PROBLEM TO WORK ON |
From the first line of the data below through the line holding "const wrap=document.getElementById('wrap');", output each line exactly and leave the pictures out.

PROVIDED MATERIAL |

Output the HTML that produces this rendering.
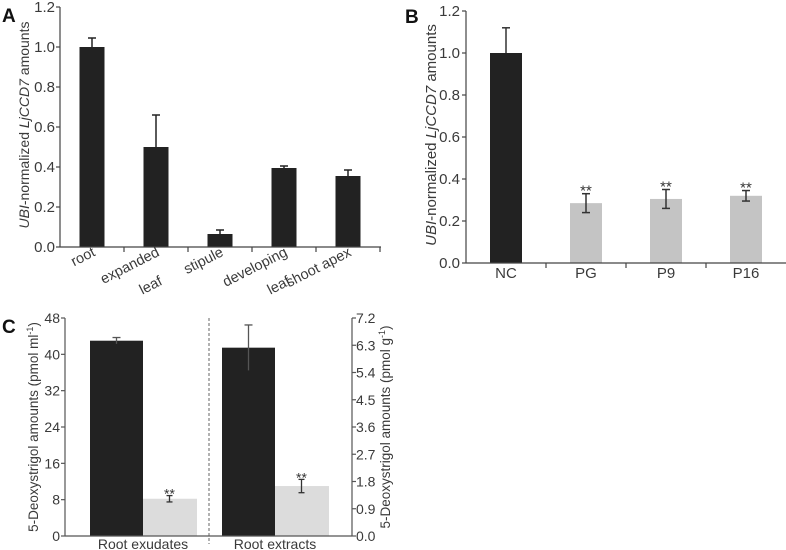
<!DOCTYPE html>
<html><head><meta charset="utf-8"><style>
body{margin:0;background:#fff}
#wrap{position:relative;width:786px;height:550px;overflow:hidden}
svg{display:block;font-family:"Liberation Sans",Arial,sans-serif}
.xl{position:absolute;width:110px;text-align:right;font-family:"Liberation Sans",Arial,sans-serif;font-size:14.5px;line-height:17px;color:#3a3a3a;transform:rotate(-27deg);transform-origin:100% 80%;white-space:nowrap}
</style></head><body>
<div id="wrap">
<svg id="fig" width="786" height="550" viewBox="0 0 786 550">
<g id="A"></g>
<g id="B"></g>
<g id="C"></g>
</svg>
</div>
<script>
const aCats=[["root"],["expanded","leaf"],["stipule"],["developing","leaf"],["shoot apex"]];
const aVals=[1.0,0.5,0.065,0.395,0.355];
const aErr=[0.045,0.16,0.02,0.01,0.03];
const aTicks=[0,0.2,0.4,0.6,0.8,1.0,1.2];
const bCats=["NC","PG","P9","P16"];
const bVals=[1.0,0.285,0.305,0.32];
const bErr=[0.12,0.045,0.045,0.025];
const cGroups=["Root exudates","Root extracts"];
const cCtrl=[43,6.22];
const cCtrlErr=[0.7,0.75];
const cMut=[8.2,1.65];
const cMutErr=[0.7,0.22];
const cLeftTicks=[0,8,16,24,32,40,48];
const cRightTicks=["0.0","0.9","1.8","2.7","3.6","4.5","5.4","6.3","7.2"];

const NS="http://www.w3.org/2000/svg";
function el(parent,tag,attrs,text){const e=document.createElementNS(NS,tag);for(const k in attrs)e.setAttribute(k,attrs[k]);if(text!==undefined)e.textContent=text;parent.appendChild(e);return e;}
const TC="#3a3a3a", BLK="#222", GRY="#c4c4c4", GRY2="#dcdcdc";
const wrap=document.getElementById('wrap');

// Panel A
(function(){
const g=document.getElementById('A');
const x0=60,x1=381,y0=247,pxPer=200,cw=64,bw=25;
const y=v=>y0-v*pxPer;
let t=el(g,'text',{x:2,y:22,'font-size':19,'font-weight':'bold',fill:'#111'},'A');


aVals.forEach((v,i)=>{
 const cx=x0+cw/2+cw*i;
 const e=el(g,'line',{x1:cx,x2:cx,y1:y(v),y2:y(v+aErr[i]),stroke:BLK,'stroke-width':1.5});
 
 
 el(g,'line',{x1:cx-4,x2:cx+4,y1:y(v+aErr[i]),y2:y(v+aErr[i]),stroke:BLK,'stroke-width':1.5});
 const r=el(g,'rect',{x:cx-bw/2,y:y(v),width:bw,height:v*pxPer,fill:BLK});
 
 
 aCats[i].forEach((ln,j)=>{
  const lx=cx+5+(j?3:0), ly=257+j*29;
  const d=document.createElement('div');
  d.className='xl';
  d.textContent=ln;
  d.style.left=(lx-110)+'px';
  d.style.top=(ly-13.6)+'px';
  
  
  wrap.appendChild(d);
 });
});
el(g,'line',{x1:x0,x2:x0,y1:7,y2:y0,stroke:'#444','stroke-width':1.2});
el(g,'line',{x1:x0,x2:x1,y1:y0,y2:y0,stroke:'#444','stroke-width':1.2});
for(let i=1;i<=5;i++)el(g,'line',{x1:x0+cw*i,x2:x0+cw*i,y1:y0,y2:y0+5,stroke:'#444','stroke-width':1.2});
aTicks.forEach(v=>{
 el(g,'line',{x1:x0-4,x2:x0,y1:y(v),y2:y(v),stroke:'#444','stroke-width':1.2});
 const tt=el(g,'text',{x:x0-5,y:y(v)+5,'font-size':15,fill:TC,'text-anchor':'end'},v.toFixed(1));
 
 
});
const yt=el(g,'text',{x:0,y:0,'font-size':14,fill:TC,'text-anchor':'middle',transform:'translate(29,125) rotate(-90)'});
yt.innerHTML='<tspan font-style="italic">UBI</tspan>-normalized <tspan font-style="italic">LjCCD7</tspan> amounts';


})();

// Panel B
(function(){
const g=document.getElementById('B');
const x0=466,x1=786,y0=263,pxPer=210,cw=80,bw=32;
const y=v=>y0-v*pxPer;
let t=el(g,'text',{x:405,y:23,'font-size':19,'font-weight':'bold',fill:'#111'},'B');


bVals.forEach((v,i)=>{
 const cx=x0+cw/2+cw*i;
 const r=el(g,'rect',{x:cx-bw/2,y:y(v),width:bw,height:v*pxPer,fill:i?GRY:BLK});
 
 
 const lo=i?v-bErr[i]:v, hi=v+bErr[i];
 const e=el(g,'line',{x1:cx,x2:cx,y1:y(lo),y2:y(hi),stroke:'#333','stroke-width':1.5});
 
 
 el(g,'line',{x1:cx-4,x2:cx+4,y1:y(hi),y2:y(hi),stroke:'#333','stroke-width':1.5});
 if(i){el(g,'line',{x1:cx-4,x2:cx+4,y1:y(lo),y2:y(lo),stroke:'#333','stroke-width':1.5});
  const s=el(g,'text',{x:cx,y:y(hi)+2,'font-size':15,fill:'#333','text-anchor':'middle'},'**');
  
  }
 const tt=el(g,'text',{x:cx,y:278,'font-size':15,fill:TC,'text-anchor':'middle'},bCats[i]);
 
 
});
el(g,'line',{x1:x0,x2:x0,y1:11,y2:y0,stroke:'#444','stroke-width':1.2});
el(g,'line',{x1:x0,x2:x1,y1:y0,y2:y0,stroke:'#444','stroke-width':1.2});
for(let i=1;i<=3;i++)el(g,'line',{x1:x0+cw*i,x2:x0+cw*i,y1:y0,y2:y0+5,stroke:'#444','stroke-width':1.2});
aTicks.forEach(v=>{
 el(g,'line',{x1:x0-4,x2:x0,y1:y(v),y2:y(v),stroke:'#444','stroke-width':1.2});
 const tt=el(g,'text',{x:x0-6,y:y(v)+5,'font-size':15,fill:TC,'text-anchor':'end'},v.toFixed(1));
 
 
});
const yt=el(g,'text',{x:0,y:0,'font-size':15,fill:TC,'text-anchor':'middle',transform:'translate(436,135) rotate(-90)'});
yt.innerHTML='<tspan font-style="italic">UBI</tspan>-normalized <tspan font-style="italic">LjCCD7</tspan> amounts';


})();

// Panel C
(function(){
const g=document.getElementById('C');
const x0=65,x1=352,y0=536,top=318,H=y0-top;
const yl=v=>y0-v/48*H, yr=v=>y0-v/7.2*H;
let t=el(g,'text',{x:2,y:333,'font-size':19,'font-weight':'bold',fill:'#111'},'C');


const gx=[90,222], bw=53;
cGroups.forEach((name,i)=>{
 const y=i?yr:yl;
 const bx=gx[i];
 const rb=el(g,'rect',{x:bx,y:y(cCtrl[i]),width:bw,height:y0-y(cCtrl[i]),fill:BLK});
 
 
 const rg=el(g,'rect',{x:bx+bw,y:y(cMut[i]),width:bw+1,height:y0-y(cMut[i]),fill:GRY2});
 
 
 let cx=bx+bw/2;
 el(g,'line',{x1:cx,x2:cx,y1:y(cCtrl[i]-cCtrlErr[i]),y2:y(cCtrl[i]+cCtrlErr[i]),stroke:'#555','stroke-width':1.3});
 el(g,'line',{x1:cx-4,x2:cx+4,y1:y(cCtrl[i]+cCtrlErr[i]),y2:y(cCtrl[i]+cCtrlErr[i]),stroke:'#555','stroke-width':1.3});
 cx=bx+bw*1.5;
 const lo=y(cMut[i]-cMutErr[i]), hi=y(cMut[i]+cMutErr[i]);
 el(g,'line',{x1:cx,x2:cx,y1:lo,y2:hi,stroke:'#333','stroke-width':1.3});
 el(g,'line',{x1:cx-3,x2:cx+3,y1:lo,y2:lo,stroke:'#333','stroke-width':1.3});
 el(g,'line',{x1:cx-3,x2:cx+3,y1:hi,y2:hi,stroke:'#333','stroke-width':1.3});
 const s=el(g,'text',{x:cx,y:hi+3,'font-size':14,fill:'#333','text-anchor':'middle'},'**');
 
 
 const tt=el(g,'text',{x:bx+bw,y:549,'font-size':14,fill:TC,'text-anchor':'middle'},name);
 
 
});
const d=el(g,'line',{x1:209,x2:209,y1:top,y2:y0+8,stroke:'#666','stroke-width':1,'stroke-dasharray':'3,2'});


el(g,'line',{x1:x0,x2:x0,y1:top,y2:y0,stroke:'#555','stroke-width':1.2});
el(g,'line',{x1:x1,x2:x1,y1:top,y2:y0,stroke:'#555','stroke-width':1.2});
el(g,'line',{x1:x0,x2:x1,y1:y0,y2:y0,stroke:'#555','stroke-width':1.2});
cLeftTicks.forEach(v=>{
 el(g,'line',{x1:x0-4,x2:x0,y1:yl(v),y2:yl(v),stroke:'#555','stroke-width':1.2});
 const tt=el(g,'text',{x:x0-5,y:yl(v)+5,'font-size':14,fill:TC,'text-anchor':'end'},String(v));
 
 
});
cRightTicks.forEach(s=>{
 const v=parseFloat(s);
 el(g,'line',{x1:x1,x2:x1+4,y1:yr(v),y2:yr(v),stroke:'#555','stroke-width':1.2});
 const tt=el(g,'text',{x:x1+4,y:yr(v)+5,'font-size':14,fill:TC},s);
 
 
});
const yt=el(g,'text',{x:0,y:0,'font-size':13.5,fill:TC,'text-anchor':'middle',transform:'translate(38,427) rotate(-90)'});
yt.innerHTML='5-Deoxystrigol amounts (pmol ml<tspan font-size="9" dy="-5">-1</tspan><tspan dy="5">)</tspan>';


const yt2=el(g,'text',{x:0,y:0,'font-size':13.5,fill:TC,'text-anchor':'middle',transform:'translate(390,427) rotate(-90)'});
yt2.innerHTML='5-Deoxystrigol amounts (pmol g<tspan font-size="9" dy="-5">-1</tspan><tspan dy="5">)</tspan>';


})();
</script>
</body></html>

SOLVED EXERCISE |
Output the HTML that produces this rendering.
<!DOCTYPE html>
<html><head><meta charset="utf-8"><style>
body{margin:0;background:#fff}
#wrap{position:relative;width:786px;height:550px;overflow:hidden}
svg{display:block;font-family:"Liberation Sans",Arial,sans-serif}
.xl{position:absolute;width:110px;text-align:right;font-family:"Liberation Sans",Arial,sans-serif;font-size:14.5px;line-height:17px;color:#3a3a3a;transform:rotate(-27deg);transform-origin:100% 80%;white-space:nowrap}
</style></head><body>
<div id="wrap">
<svg id="fig" width="786" height="550" viewBox="0 0 786 550">
<g id="A"></g>
<g id="B"></g>
<g id="C"></g>
</svg>
</div>
<script>
const aCats=[["root"],["expanded","leaf"],["stipule"],["developing","leaf"],["shoot apex"]];
const aVals=[1.0,0.5,0.065,0.395,0.355];
const aErr=[0.045,0.16,0.02,0.01,0.03];
const aTicks=[0,0.2,0.4,0.6,0.8,1.0,1.2];
const bCats=["NC","PG","P9","P16"];
const bVals=[1.0,0.285,0.305,0.32];
const bErr=[0.12,0.045,0.045,0.025];
const cGroups=["Root exudates","Root extracts"];
const cCtrl=[43,6.22];
const cCtrlErr=[0.7,0.75];
const cMut=[8.2,1.65];
const cMutErr=[0.7,0.22];
const cLeftTicks=[0,8,16,24,32,40,48];
const cRightTicks=["0.0","0.9","1.8","2.7","3.6","4.5","5.4","6.3","7.2"];

const NS="http://www.w3.org/2000/svg";
function el(parent,tag,attrs,text){const e=document.createElementNS(NS,tag);for(const k in attrs)e.setAttribute(k,attrs[k]);if(text!==undefined)e.textContent=text;parent.appendChild(e);return e;}
const TC="#3a3a3a", BLK="#222", GRY="#c4c4c4", GRY2="#dcdcdc";
const wrap=document.getElementById('wrap');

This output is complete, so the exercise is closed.